Un mondo nero e dicotomico

Se la prima stagione de Il Re giocava molto sul senso di claustrofobia, spingendo lo spettatore a provare quasi sulla propria pelle il peso delle mura di San Michele che gli si chiudevano addosso, la seconda stagione si apre verso l'esterno, ma lo fa comunque verso un mondo corrotto, pieno di una violenza sotterranea dove è il potere a farla da padrone. Bruno Testori, nella prima stagione, era il re di un microcosmo che aveva le sue regole e le sue eccezioni; all'inizio della seconda è un uomo distrutto, che ha visto crollare le certezze che aveva e che, soprattutto, non può fare altro che guardare la sua vita professionale andare in pezzi come già aveva fatto quella privata. Ed è proprio su questo smarrimento e su questa perdita dei punti di riferimento che si basa il cuore di questa seconda stagione, che punta soprattutto a portare in primo piano l'umanità dei personaggi e anche la loro débacle, le loro incertezze, i loro fallimenti. Lo spettatore diventa dunque, per usare le parole del regista Giuseppe Gagliardi il testimone dello "smarrimento del nostro personaggio in un contesto che ha sempre dominato." E Testori diventa appunto "un re dimezzato".

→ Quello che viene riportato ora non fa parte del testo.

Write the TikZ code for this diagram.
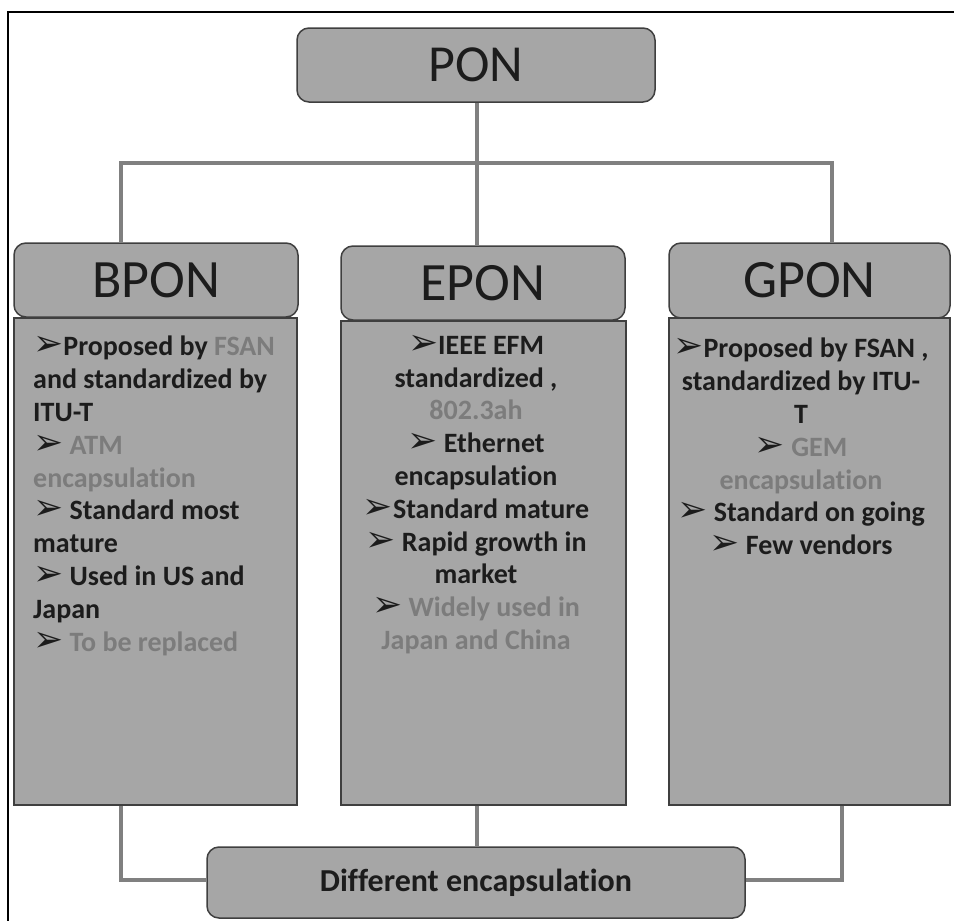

Un altro aspetto molto interessante è lo scontro dicotomico tra due verità che non sono mai davvero "giuste". Nella prima stagione il protagonista si scontrava con la Lombardo: la sua legge contro quella del PM, in uno scontro che non metteva mai in campo la giustizia, ma sempre un'idea personale di cosa essa dovrebbe essere. In questa seconda stagione, invece, l'aspetto dicotomico è dato dalla violenza. Da una parte c'è la violenza di Bruno, quella svolta per ottenere ciò che serve, ma ancora con un piccolo grappolo di moralità. Dall'altra c'è la violenza sorridente e velenosa di Gregorio Verna, che rappresenta il vero antagonista di Bruno, un uomo che potrebbe essere la sua versione più oscura, quella che Bruno potrebbe diventare se si lasciasse andare a quella violenza che, per parafrasare una battuta della serie, è insita nell'essere umano e, per questo, anche nella giustizia. E questo spunto porta alla messa in scena di un mondo dove c'è la totale mancanza di fiducia nella giustizia e nelle istituzioni: una scelta tematica, questa, che fa sì che Il Re sia una serie molto attuale, perché riesce a rimandare proprio lo scontento del cittadino medio che non si sente più rappresentato dalle istituzioni, né protetto dalla giustizia. Gli sceneggiatori Peppe Fiore e Alessandro Fabbri hanno spiegato che "non volevamo essere didascalici nel cercare di spingere un particolare ritratto dell'Italia, però ci interessava raccontare come a certi livelli il gioco sia duro, difficile e tenuto all'oscuro del nostro sguardo." Il punto, dunque, era raccontare un gioco al massacro di cui le persone non sanno quasi niente, che avviene dietro mura spesse di luoghi su cui nemmeno si focalizza l'attenzione.

Ed è proprio nella rappresentazione di questa corsa al potere, di questa ambizione virulenta e sanguinosa, che Il Re trova la propria via narrativa, realizzando una seconda stagione che è persino superiore alla prima.